Fig. 5: Comparing existing solutions on active monitoring space.

3.1.1. Software as a Service (SaaS)

In general, SaaS active monitoring products offer geographic distribution of request locations. These solutions are managed, meaning there’s minimal setup required from the customer to configure their first test. Most of the interactions with these SaaS products, including New Relic and Checkly, are through a UI, which makes setting up new tests easy for all users, including non-engineers. SaaS solutions typically offer a wide variety of features, including native alerting over a variety of channels, teardown scripts, and integration into CI/CD pipelines. All of this functionality, some of which might not be needed for a given use case, does come at a direct financial cost: SaaS solutions are the most expensive option. Another drawback of a managed solution is the lack of data ownership. This might be a deal breaker for some organizations, such as financial institutions, who don’t want their test data residing on a third-party provider’s infrastructure.

3.1.2. Open-source

On the other hand, open-source solutions allow users to maintain complete control over their data and are usually free. However, they don’t typically offer geographic distribution of tests, at least in their free tiers. Additionally, these solutions require hosting and are more laborious to set up and use as compared to SaaS solutions. Both Monika and Artillery, for instance, are set up via a multi-step process, and tests are configured via YAML. There is no UI.

3.1.3. DIY

Finally, we have in-house solutions. These could entail either building a system from the ground up or wrapping an existing open-source solution like Monika. A major appeal of this approach is that it can be customized to fit users’ specific needs, which can of course include maintaining complete control over their data. Drawbacks of this approach include the need to deploy and maintain the finished application as well as the amount of time and effort required to develop such a solution, diverting engineering resources that could be otherwise spent on more mission-critical tasks.

3.2. Introducing Seymour

Having surveyed available active monitoring solutions, what we found missing was an open-source, self-hosted, easy-to-configure monitoring solution that can run tests from globally distributed locations.
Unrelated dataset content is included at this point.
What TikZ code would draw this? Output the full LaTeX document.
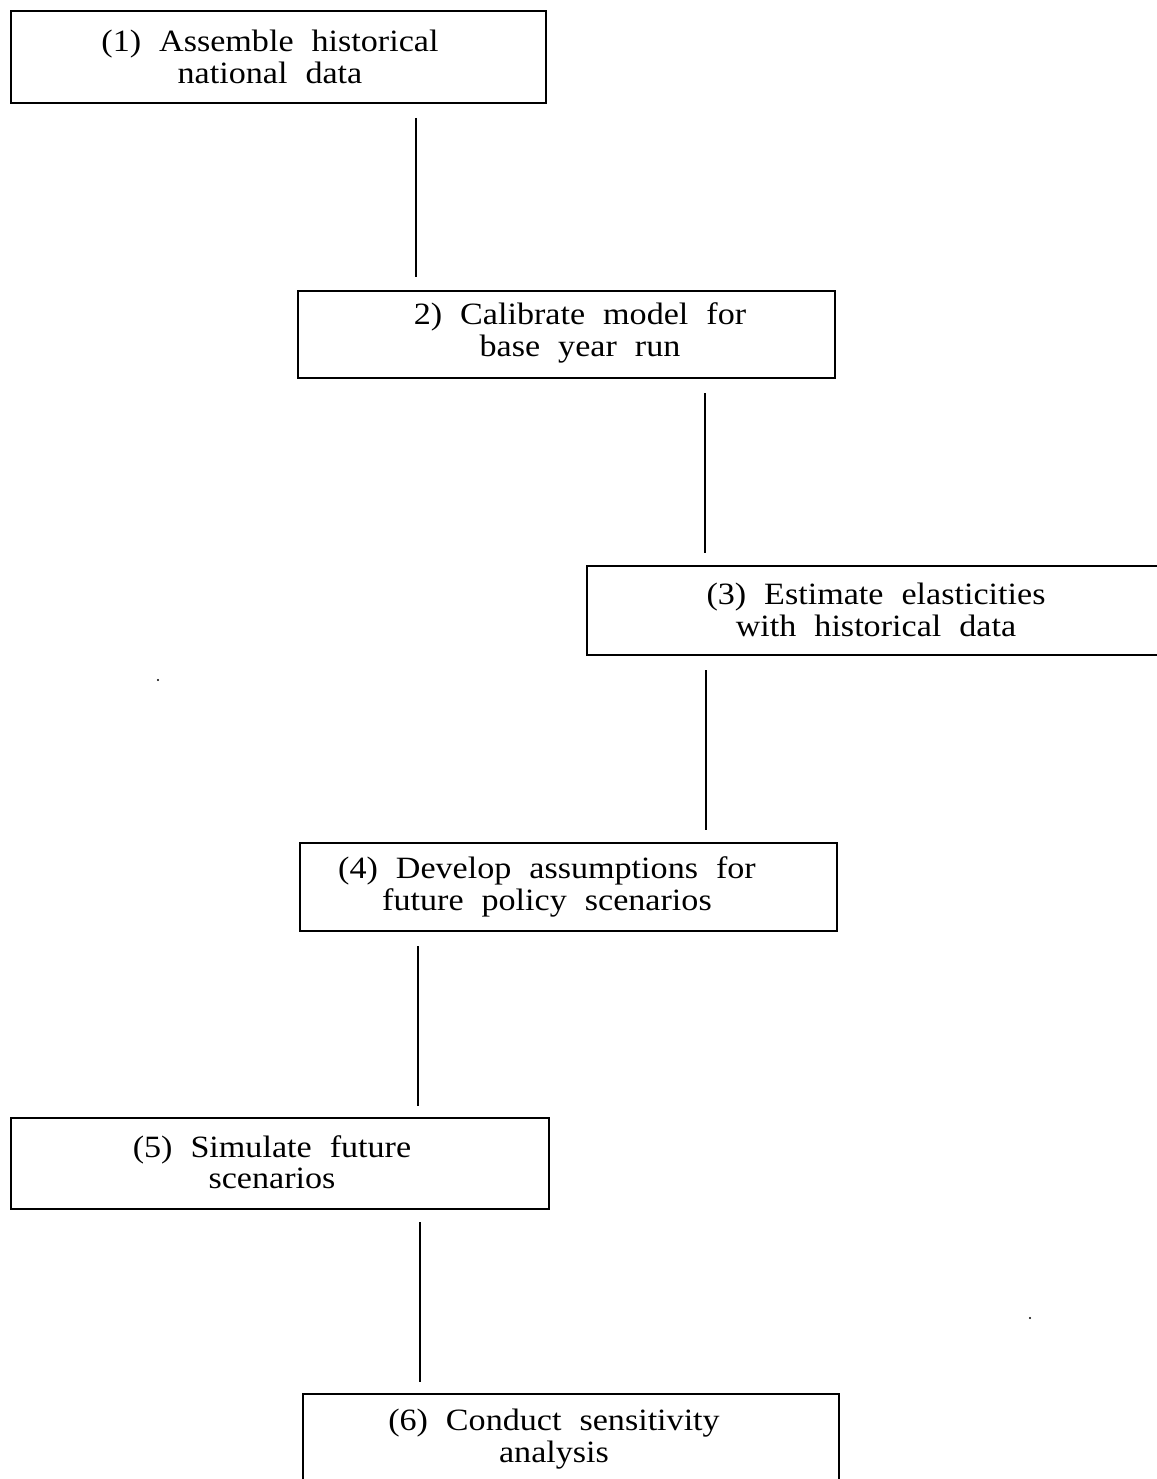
\documentclass[tikz,border=0pt]{standalone}
\usepackage{fontspec}
\setmainfont{Liberation Serif}[FakeStretch=1.1]
\newcommand\ws{\hspace{18pt}}
\begin{document}
\begin{tikzpicture}[x=1pt,y=-1pt,
  stepbox/.style={draw=black,line width=1.8pt,inner sep=0pt,anchor=north west},
  txt/.style={align=center,inner sep=0pt,font=\fontsize{31}{31.5}\selectfont},
  link/.style={draw=black,line width=1.8pt}]
\useasboundingbox[fill=white] (0,0) rectangle (1156,1479);
% boxes
\node[stepbox,minimum width=535pt,minimum height=92pt] (b1) at (10,10) {};
\node[stepbox,minimum width=537pt,minimum height=87pt] (b2) at (297,290) {};
\node[stepbox,minimum width=600pt,minimum height=89pt] (b3) at (586,565) {};
\node[stepbox,minimum width=537pt,minimum height=88pt] (b4) at (299,842) {};
\node[stepbox,minimum width=538pt,minimum height=91pt] (b5) at (10,1117) {};
\node[stepbox,minimum width=536pt,minimum height=120pt] (b6) at (302,1393) {};
% texts
\node[txt] (t1) at (270,57) {(1)\ws Assemble\ws historical\\national\ws data};
\node[txt] (t2) at (580,333) {2)\ws Calibrate\ws model\ws for\\base\ws year\ws run};
\node[txt] (t3) at (876,610) {(3)\ws Estimate\ws elasticities\\with\ws historical\ws data};
\node[txt] (t4) at (547,887) {(4)\ws Develop\ws assumptions\ws for\\future\ws policy\ws scenarios};
\node[txt] (t5) at (272,1162) {(5)\ws Simulate\ws future\\scenarios};
\node[txt] (t6) at (554,1439) {(6)\ws Conduct\ws sensitivity\\analysis};
% connector ends
\coordinate (l1a) at (416,118); \coordinate (l1b) at (416,277);
\coordinate (l2a) at (705,393); \coordinate (l2b) at (705,553);
\coordinate (l3a) at (706,670); \coordinate (l3b) at (706,830);
\coordinate (l4a) at (418,946); \coordinate (l4b) at (418,1106);
\coordinate (l5a) at (420,1222); \coordinate (l5b) at (420,1382);
\draw[link] (l1a) -- (l1b);
\draw[link] (l2a) -- (l2b);
\draw[link] (l3a) -- (l3b);
\draw[link] (l4a) -- (l4b);
\draw[link] (l5a) -- (l5b);
% specks
\fill (158,680) circle (1.2);
\fill (1030,1318) circle (1.2);
\end{tikzpicture}
\end{document}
That’s why we built Seymour. Out of the box, Seymour provides geographic distribution of tests, allowing users to configure tests originating from 22 global locations. Deploying Seymour requires only two CLI commands. Once it is set up, Seymour provides a UI for configuring and viewing all tests and alerts, along with an API for programmatic configuration. Because Seymour is open-source and self-hosted, it allows users to maintain ownership of their data. Seymour enables users to configure alerts to be sent over one or more of three channels including e-mail, Slack, and Discord. And finally, since the only cost of Seymour is the cost of the AWS infrastructure it runs on, it’s inexpensive, especially relative to its SaaS counterparts. However, we built Seymour with a specific use-case in mind so it does not provide as many features as Saas and open-source active monitoring options.

Fig. 6: Comparing Seymour to existing solutions.

3.3. UI/ UX Demo

3.4. Deployment

In order to start using Seymour, an AWS account is required. Once that’s set up, the remaining steps are as follows:

Clone the Seymour infra-setup repo
Run two CLI commands to spin up the necessary resources in an AWS account
Enter the generated URL in a browser

With that done, Seymour is ready to go! One thing worth noting is that the provisioning of AWS resources, while automated, may take upwards of 20 minutes, primarily due to the provisioning of resources in 22 regions.

4. Seymour's architecture

4.1. Overview

Seymour’s infrastructure is loosely organized into four main sections which together make up the lifecycle of a single test, the “test loop”.

Fig. 7: Seymour's architecture comprises of four main sections: Test Configuration, Pre-processing, Test Execution and Post-processing.

Test Configuration, where tests are defined and saved.
Pre-Processing, where tests are annotated with proper routing to the geographic regions where they’re configured to run.
Test Execution, where the actual HTTP requests are made and responses are evaluated against assertions.
Post-Processing, where test results are stored and alerts are triggered in the event of a failed test.

Home and remote regions

Before moving on, let’s define Home and Remote regions. When a user deploys Seymour, the user must select a main AWS region in which to set up the infrastructure. That’s what we are referring to as the Home Region. Everything needed to power the UI, the Backend Server, as well as the Test Configuration, Pre-Processing, and Post-Processing phases reside in the Home Region. The Test Execution phase happens in any number of the AWS regions selected when configuring a test, so the infrastructure for that phase is set up in all other available AWS regions, which we refer to as Remote Regions.

Next, let’s walk through the details of a single test’s journey through each of these phases in the “lifecycle loop”.

4.2. Test Configuration

Fig. 8: JSON configuration file is created in the UI and send to the backend app.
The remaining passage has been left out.